Many learners are very familiar with social networking tools such as Twitter, Facebook, Instagram and Snapchat for social purposes, but they can also be very useful to support learning. Many educators use Facebook pages and groups to develop online learning communities (with or without teacher presence), for learners to share questions and have discussions about learning. Twitter is also used extensively within education for sharing information (using hashtags), research and discussion. Social tools can easily be incorporated into your VLE (e.g. a course Twitter feed).

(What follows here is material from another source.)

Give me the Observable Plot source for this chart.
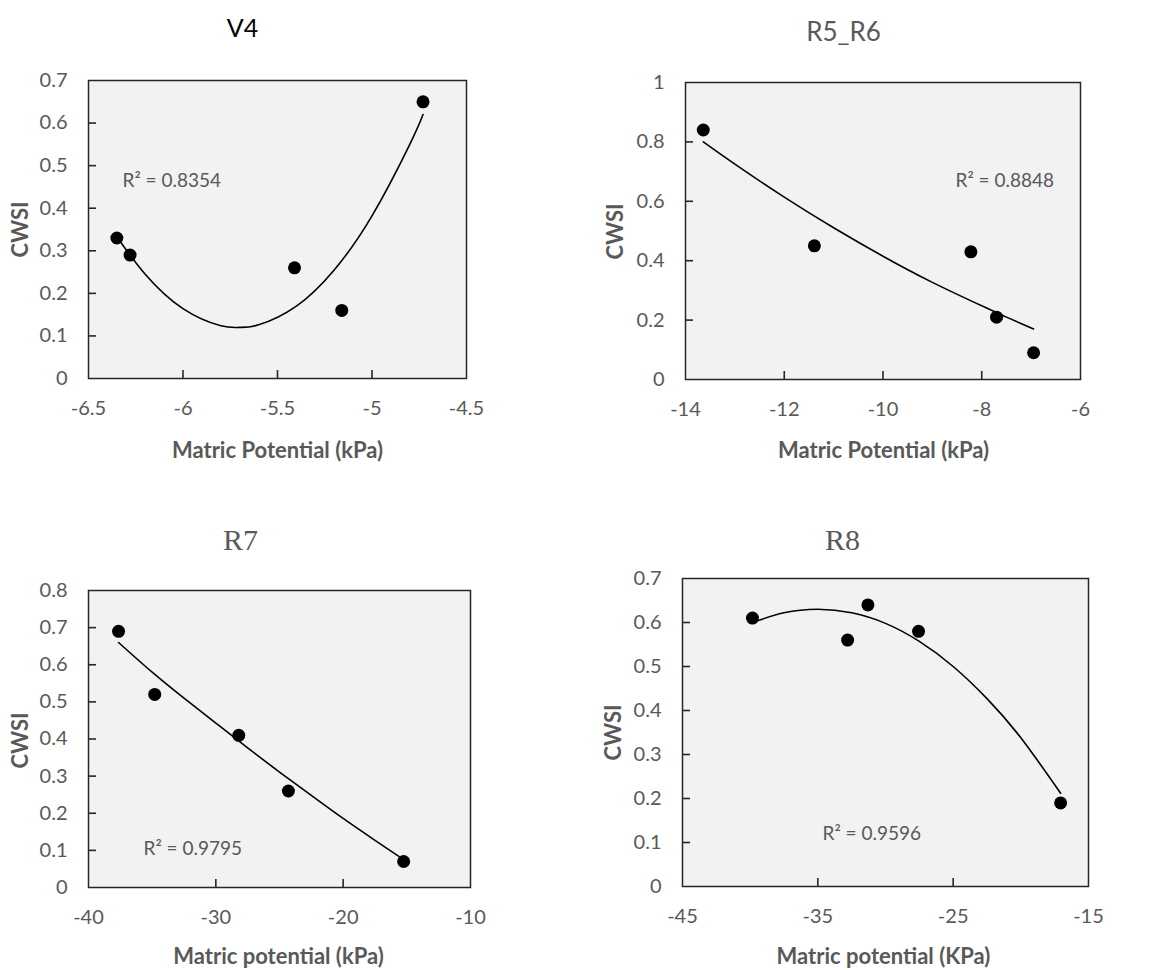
<!DOCTYPE html>
<html>
<head>
<meta charset="utf-8">
<script src="https://cdn.jsdelivr.net/npm/d3@7"></script>
<script src="https://cdn.jsdelivr.net/npm/@observablehq/plot@0.6"></script>
<style>
  html, body { margin: 0; padding: 0; background: #ffffff; }
  #root { position: relative; width: 1153px; height: 970px; overflow: hidden; }
  .panel { position: absolute; }
</style>
</head>
<body>
<div id="root"></div>
<script>
// ---------- Data ----------
// V4
const v4PointX = [-6.35, -6.28, -5.41, -5.16, -4.73];
const v4PointY = [0.33, 0.29, 0.26, 0.16, 0.65];
const v4TrendX = [-6.35, -6.2, -6.0, -5.8, -5.7, -5.6, -5.4, -5.2, -5.0, -4.8, -4.73];
const v4TrendY = [0.333, 0.245, 0.164, 0.124, 0.12, 0.126, 0.17, 0.255, 0.382, 0.55, 0.62];
const v4XTicks = [-6.5, -6, -5.5, -5, -4.5];
const v4YTicks = [0, 0.1, 0.2, 0.3, 0.4, 0.5, 0.6, 0.7];

// R5_R6
const r56PointX = [-13.64, -11.39, -8.22, -7.70, -6.95];
const r56PointY = [0.84, 0.45, 0.43, 0.21, 0.09];
const r56TrendX = [-13.64, -13, -12, -11, -10, -9, -8, -7.5, -6.95];
const r56TrendY = [0.80, 0.725, 0.614, 0.511, 0.415, 0.327, 0.248, 0.21, 0.17];
const r56XTicks = [-14, -12, -10, -8, -6];
const r56YTicks = [0, 0.2, 0.4, 0.6, 0.8, 1];

// R7
const r7PointX = [-37.64, -34.8, -28.2, -24.3, -15.25];
const r7PointY = [0.69, 0.52, 0.41, 0.26, 0.07];
const r7TrendX = [-37.64, -35, -32.5, -30, -27.5, -25, -22.5, -20, -17.5, -15.25];
const r7TrendY = [0.66, 0.58, 0.51, 0.443, 0.376, 0.311, 0.248, 0.186, 0.127, 0.075];
const r7XTicks = [-40, -30, -20, -10];
const r7YTicks = [0, 0.1, 0.2, 0.3, 0.4, 0.5, 0.6, 0.7, 0.8];

// R8
const r8PointX = [-39.83, -32.8, -31.3, -27.56, -17.06];
const r8PointY = [0.61, 0.56, 0.64, 0.58, 0.19];
const r8TrendX = [-39.83, -37.5, -35, -32.5, -30, -27.5, -25, -22.5, -20, -17.06];
const r8TrendY = [0.600, 0.622, 0.630, 0.622, 0.598, 0.557, 0.500, 0.427, 0.338, 0.212];
const r8XTicks = [-45, -35, -25, -15];
const r8YTicks = [0, 0.1, 0.2, 0.3, 0.4, 0.5, 0.6, 0.7];

// Texts
const titles = ["V4", "R5_R6", "R7", "R8"];
const r2Labels = ["R\u00B2 = 0.8354", "R\u00B2 = 0.8848", "R\u00B2 = 0.9795", "R\u00B2 = 0.9596"];
const xTitles = ["Matric Potential (kPa)", "Matric Potential (kPa)", "Matric potential (kPa)", "Matric potential (KPa)"];
const yTitle = "CWSI";

// ---------- Build tables ----------
const zipXY = (xs, ys) => xs.map((x, i) => ({x, y: ys[i]}));

const GRAY = "#595959";
const SANS = "Lato, 'Open Sans', sans-serif";
const SERIF = "'Liberation Serif', 'DejaVu Serif', serif";
const TICK = 8;

const panels = [
  {
    points: zipXY(v4PointX, v4PointY), trend: zipXY(v4TrendX, v4TrendY),
    xTicks: v4XTicks, yTicks: v4YTicks,
    title: titles[0], r2: r2Labels[0], xTitle: xTitles[0],
    layout: {left: 0, top: 0, width: 576, height: 485, mL: 88, mT: 80, mR: 110, mB: 107,
      titleDx: 154, titleDy: -52, titleFont: SANS, titleSize: 25, titleColor: "#000000",
      r2Dx: 34, r2Dy: 100, yDx: -68, yDy: 149, xDx: 189, xDy: 370}
  },
  {
    points: zipXY(r56PointX, r56PointY), trend: zipXY(r56TrendX, r56TrendY),
    xTicks: r56XTicks, yTicks: r56YTicks,
    title: titles[1], r2: r2Labels[1], xTitle: xTitles[1],
    layout: {left: 576, top: 0, width: 577, height: 485, mL: 109, mT: 82, mR: 73, mB: 106,
      titleDx: 158, titleDy: -50, titleFont: SANS, titleSize: 26, titleColor: GRAY,
      r2Dx: 270, r2Dy: 98, yDx: -70, yDy: 149, xDx: 198, xDy: 368}
  },
  {
    points: zipXY(r7PointX, r7PointY), trend: zipXY(r7TrendX, r7TrendY),
    xTicks: r7XTicks, yTicks: r7YTicks,
    title: titles[2], r2: r2Labels[2], xTitle: xTitles[2],
    layout: {left: 0, top: 485, width: 576, height: 485, mL: 88, mT: 105, mR: 106, mB: 83,
      titleDx: 152, titleDy: -50, titleFont: SERIF, titleSize: 30, titleColor: GRAY,
      r2Dx: 55, r2Dy: 258, yDx: -68, yDy: 150, xDx: 190, xDy: 366}
  },
  {
    points: zipXY(r8PointX, r8PointY), trend: zipXY(r8TrendX, r8TrendY),
    xTicks: r8XTicks, yTicks: r8YTicks,
    title: titles[3], r2: r2Labels[3], xTitle: xTitles[3],
    layout: {left: 576, top: 485, width: 577, height: 485, mL: 106, mT: 93, mR: 65, mB: 84,
      titleDx: 160, titleDy: -38, titleFont: SERIF, titleSize: 30, titleColor: GRAY,
      r2Dx: 140, r2Dy: 255, yDx: -69, yDy: 154, xDx: 201, xDy: 378}
  }
];

const root = document.getElementById("root");
const fmt = d => String(d);

for (const p of panels) {
  const L = p.layout;
  const frameW = L.width - L.mL - L.mR;
  const frameH = L.height - L.mT - L.mB;
  const xDomain = [p.xTicks[0], p.xTicks[p.xTicks.length - 1]];
  const yDomain = [p.yTicks[0], p.yTicks[p.yTicks.length - 1]];
  const chart = Plot.plot({
    width: L.width,
    height: L.height,
    marginLeft: L.mL, marginTop: L.mT, marginRight: L.mR, marginBottom: L.mB,
    style: {fontFamily: SANS, fontSize: "20px", color: GRAY, background: "transparent", overflow: "visible"},
    x: {domain: xDomain, nice: false},
    y: {domain: yDomain, nice: false},
    marks: [
      Plot.frame({fill: "#f2f2f2", stroke: null}),
      // tick labels
      Plot.axisX({ticks: p.xTicks, tickSize: 0, tickPadding: 22, tickFormat: fmt, label: null, fill: GRAY, fontSize: 20}),
      Plot.axisY({ticks: p.yTicks, tickSize: 0, tickPadding: 21, tickFormat: fmt, label: null, fill: GRAY, fontSize: 20}),
      Plot.frame({stroke: "#262626", strokeWidth: 1.5}),
      // inward tick marks: short rules standing on the bottom / left frame edges
      Plot.ruleX(p.xTicks.slice(1, -1), {x: d => d, y1: () => yDomain[0], y2: () => yDomain[0] + (yDomain[1] - yDomain[0]) * TICK / frameH,
        stroke: "#262626", strokeWidth: 1.6}),
      Plot.ruleY(p.yTicks.slice(1, -1), {y: d => d, x1: () => xDomain[0], x2: () => xDomain[0] + (xDomain[1] - xDomain[0]) * TICK / frameW,
        stroke: "#262626", strokeWidth: 1.6}),
      Plot.line(p.trend, {x: "x", y: "y", curve: "natural", stroke: "#000000", strokeWidth: 1.6}),
      Plot.dot(p.points, {x: "x", y: "y", r: 6.5, fill: "#000000", stroke: null}),
      // texts
      Plot.text([p.title], {frameAnchor: "top-left", text: d => d, dx: L.titleDx, dy: L.titleDy,
        textAnchor: "middle", lineAnchor: "middle", fontFamily: L.titleFont, fontSize: L.titleSize, fill: L.titleColor}),
      Plot.text([p.r2], {frameAnchor: "top-left", text: d => d, dx: L.r2Dx, dy: L.r2Dy,
        textAnchor: "start", lineAnchor: "middle", fontSize: 19, fill: GRAY}),
      Plot.text([yTitle], {frameAnchor: "top-left", text: d => d, dx: L.yDx, dy: L.yDy, rotate: -90,
        textAnchor: "middle", lineAnchor: "middle", fontSize: 22, fontWeight: "bold", fill: GRAY}),
      Plot.text([p.xTitle], {frameAnchor: "top-left", text: d => d, dx: L.xDx, dy: L.xDy,
        textAnchor: "middle", lineAnchor: "middle", fontSize: 22, fontWeight: "bold", fill: GRAY})
    ]
  });
  const wrap = document.createElement("div");
  wrap.className = "panel";
  wrap.style.left = L.left + "px";
  wrap.style.top = L.top + "px";
  wrap.appendChild(chart);
  root.appendChild(wrap);
}
</script>
</body>
</html>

An increasing focus within the HE sector is the configuration of our learning spaces. The vast majority of spaces are designed for large-class didactic teaching, laid out in lecture format. These spaces are highly efficient, often allowing many hundreds of students to receive information from a single individual (the lecturer), but they are much less effective for any form or communication or collaboration between learners and teacher or learners and learners. Many of us will have tried to foster active, collaborative learning in tiered lecture theatres full of students, and will have experienced the frustrations of students sat in rows, students craning their necks to speak to people in front, or behind, and our inability to interact with anyone apart from those sat at the front or the ends of the rows.
So, how do we overcome these physical constraints to stimulate active learning through discussion, problem solving and collaboration? Here follows three possible solutions, some more achievable by individuals than others:
- Harness students’ mobile devices during class time to foster active learning. There are many app based tools that learners constantly use for social interaction, so why not use them for learning? You may not be comfortable with your learners using Facebook for discussion during class, but how about Yammer, Padlet, Twitter or even your VLE based discussion tools? Comments can be broadcast on the teaching screen to serve as a stimulus for whole-group discussion or feedback. Many tools are available to allow users to answer questions, provide comments and share content from mobile devices, laptops and PCs. Many educators have successfully used tools such as Socrative, Poll Everywhere and Nearpod to engage students in interactive activities (e.g. quizzes) during teaching sessions. These tools all offer real-time results to share with learners for instant feedback, and can be very powerful for assessing learning.
- Flip your students’ learning and use alternative spaces. Move the transmissive learning online through recorded lectures, and book flat-floored learning spaces for your class time to engage students in active, collaborative learning.
- Modify your tiered learning spaces and make better use of social spaces for learning. This requires institutional commitment to reconfigure spaces, and is increasingly popular in the HE sector. A number of universities (e.g. QUB, Loughborough) have re-designed some of their tiered lecture theatres to allow group-based learning as well as transmissive lectures, in pod-style seating configurations. These spaces are flexible both in terms of teaching practices and in time of study – students use the spaces outside class time for group-based learning.